Their conversation that night stuck with Rundgren, and was something he returned to years later when he eventually got to work with Nyro.

"I learned from her that she hated the process of making Eli and the Thirteenth Confession," he told the Red Bull Music Academy. "She felt rushed; she felt like things didn't get done the way she'd wanted them done. It was a record that blew everybody's mind, and she hated the experience of making it.

"And that was a big lesson for me," he continued. "I realized how much you enjoy yourself in the studio isn't necessarily a measure of progress or the quality of the final product. Sometimes someone has to drive you to the edge before that kind of tension and urgency and immediacy in the performance comes out."

That conversation might well have come back to Rundgren in 1983 when he was asked to produce what would become Nyro's 1984 album Mother's Spiritual. The album – full with songs about motherhood, the ecology and a political world Nyro saw as a threat – was having a fitful beginning when Rundgren was asked to step in.

"She had built a studio in her own house in Connecticut," Rundgren recalled, "and she'd been working on [the record] for a year and had been making no progress, nothing happening. I went there to just help her get going, to really get the project started."

Rundgren's love of Nyro's music was very likely a secondary concern when the call was made to involve him in the making of Mother's Spiritual.

Listen to Laura Nyro's 'To a Child'

"I had developed a reputation," he told Rolling Stone, "as a guy who would make sure things got done in the studio by some means or another – usually just plain persistence. … It was just a question of getting started somewhere; let's just get one [song] done. We finally got one done; next thing you know, you've got another one done. Next thing you know, you've got some momentum."

Rundgren found Nyro's recording methods to be particularly challenging.

"A typical session would be, like, [we'd] just finished Take 23, and she said, 'That was a nice one. Let's do another,'" he told the Red Bull Music Academy. "And by the time she's done, she's got 35 takes of the song, and then has to figure out which one to use. And quite obviously … she doesn't even know when it's working or not. 'That's a nice one; let's do another. That's a nice one; let's do another. That's a nice one; let's do another. I'll figure it out later.'

Terry Silverlight, who played drums on Mother's Spiritual, told Nyro biographer Michele Kort that Rundgren had some other issues with the project. In her book Soul Picnic: The Music and Passion of Laura Nyro, Kort quotes Silverlight's recollection: "My take on it, from overhearing [Rundgren's] conversations with her, is that he thought there should be a hit on the record, thought that was the best thing for her. … He said, 'Look, you're just writing songs about trees and the wind, and the record's just not going to go anywhere.'"

Bassist Elysa Sunshine recalls conflict between Rundgren's vision for Mother's Spiritual and Nyro's.

"Every suggestion he made was 180 degrees from what [Nyro] wanted," she told Kort in Soul Picnic. "She wouldn't take any suggestions, really, except what she had already said she wanted."
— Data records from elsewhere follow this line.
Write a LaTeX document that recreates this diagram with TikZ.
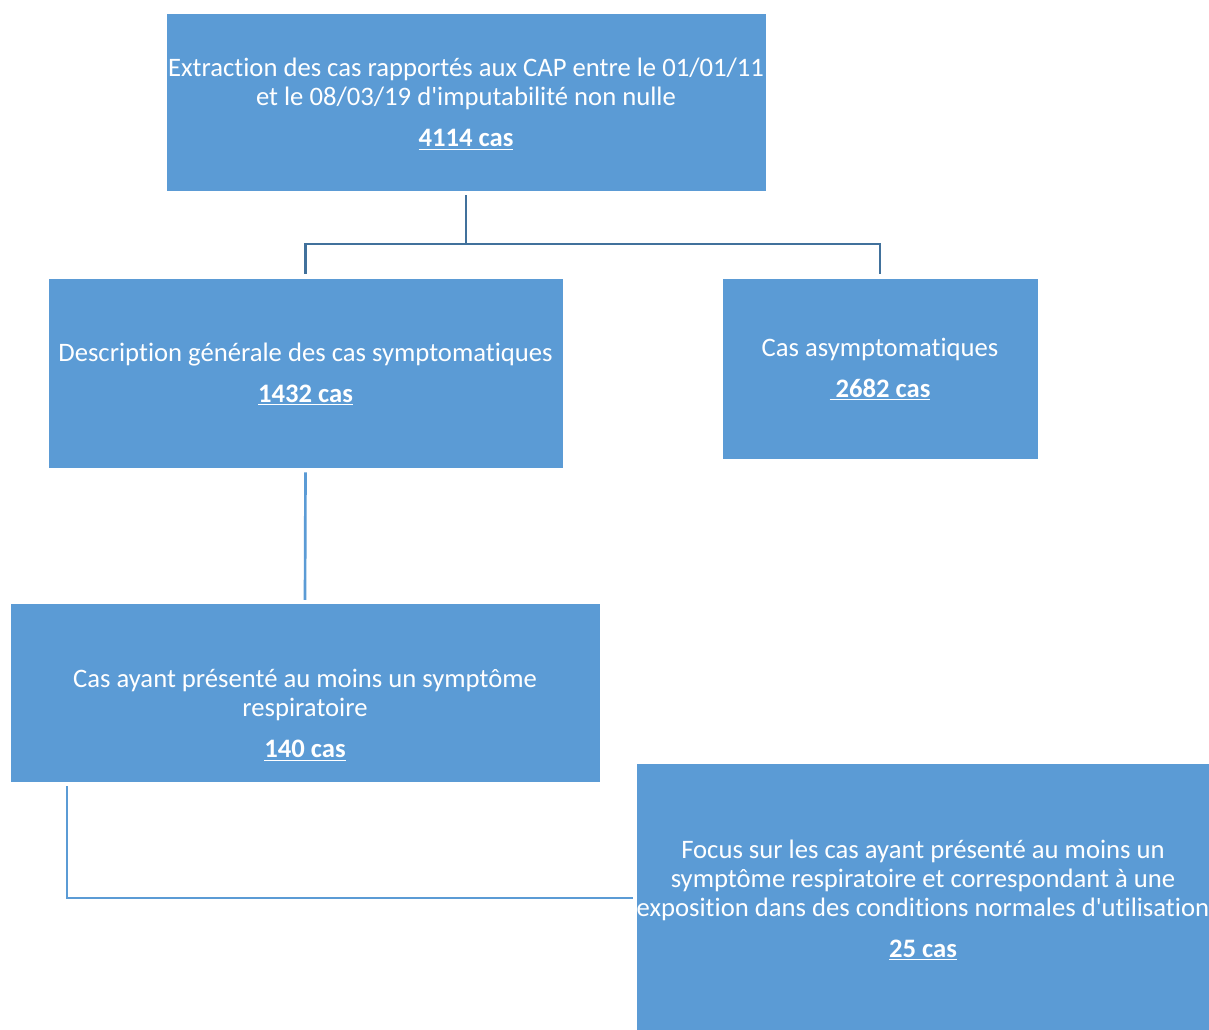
\documentclass[tikz,border=0pt]{standalone}
\usepackage{fontspec}
\setmainfont[Ligatures={TeXOff,CommonOff}]{Carlito}
\definecolor{boxblue}{HTML}{5B9BD5}
\definecolor{linkblue}{HTML}{41719C}
\begin{document}
\begin{tikzpicture}[x=0.75pt,y=-0.75pt,
  stage/.style={rectangle,fill=boxblue,draw=white,line width=0.6pt,inner sep=0pt},
  label/.style={text=white,align=center,inner sep=0pt,font=\fontsize{20}{21.75}\selectfont},
  link/.style={draw=linkblue,line width=2pt},
  softlink/.style={draw=boxblue,line width=2pt}]
\useasboundingbox (0,0) rectangle (1209,1030);

% boxes
\node[stage,minimum width=450pt,minimum height=133.5pt] (extract) at (466,102) {};
\node[stage,minimum width=386.25pt,minimum height=142.5pt] (sympt) at (305.5,373) {};
\node[stage,minimum width=237pt,minimum height=135.75pt] (asympt) at (880,368.5) {};
\node[stage,minimum width=442.5pt,minimum height=134.25pt] (resp) at (305,692.5) {};
\node[stage,minimum width=429.75pt,minimum height=200.25pt] (focus) at (922.5,896.5) {};

% texts
\node[label] (t1) at (466,104) {Extraction des cas rapportés aux CAP entre le 01/01/11\\et le 08/03/19 d'imputabilité non nulle\\[9pt]\underline{\textbf{4114 cas}}};
\node[label] (t2) at (305.5,374) {Description générale des cas symptomatiques\\[9pt]\underline{\textbf{1432 cas}}};
\node[label] (t3) at (880,369) {Cas asymptomatiques\\[9pt]\underline{\textbf{\ 2682 cas}}};
\node[label] (t4) at (305,715) {Cas ayant présenté au moins un symptôme\\respiratoire\\[9pt]\underline{\textbf{140 cas}}};
\node[label] (t5) at (923,900) {Focus sur les cas ayant présenté au moins un\\symptôme respiratoire et correspondant à une\\exposition dans des conditions normales d'utilisation\\[9pt]\underline{\textbf{25 cas}}};

% connectors
\coordinate (split) at (466,244);
\draw[link] ([yshift=-3pt]extract.south) -- (split);
\draw[link] ([yshift=3pt]sympt.north) |- (split) -| ([yshift=3pt]asympt.north);
\draw[softlink] ([yshift=-3pt]sympt.south) -- ([yshift=2pt]resp.north);
\draw[softlink] ([xshift=-178.5pt,yshift=-3pt]resp.south) |- ([xshift=-2pt,yshift=-1pt]focus.west);
\end{tikzpicture}
\end{document}
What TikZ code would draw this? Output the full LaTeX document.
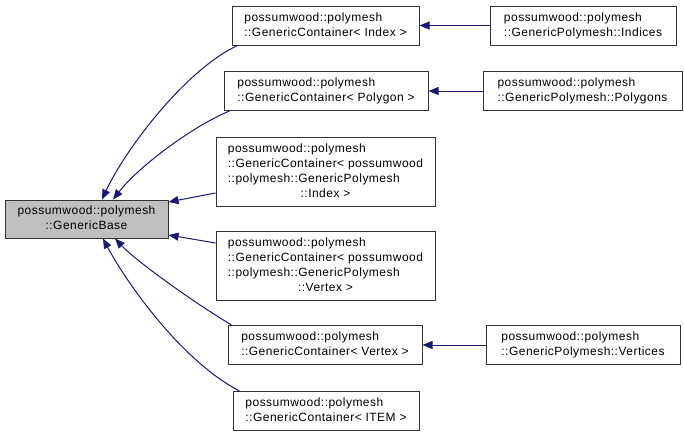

Rundgren eventually had enough.

"Once she gained momentum, I just kind of bowed out of the project," he told Rolling Stone. "[It was] Partly because I wasn't contributing much more than helping to move the process along, but her methodology was to defer all the decision making until later. So there were no decisions to be made."

Nyro released Mother's Spiritual in January 1984, to little commercial notice. Rundgren would never see her again. In April 1997, Nyro died from ovarian cancer.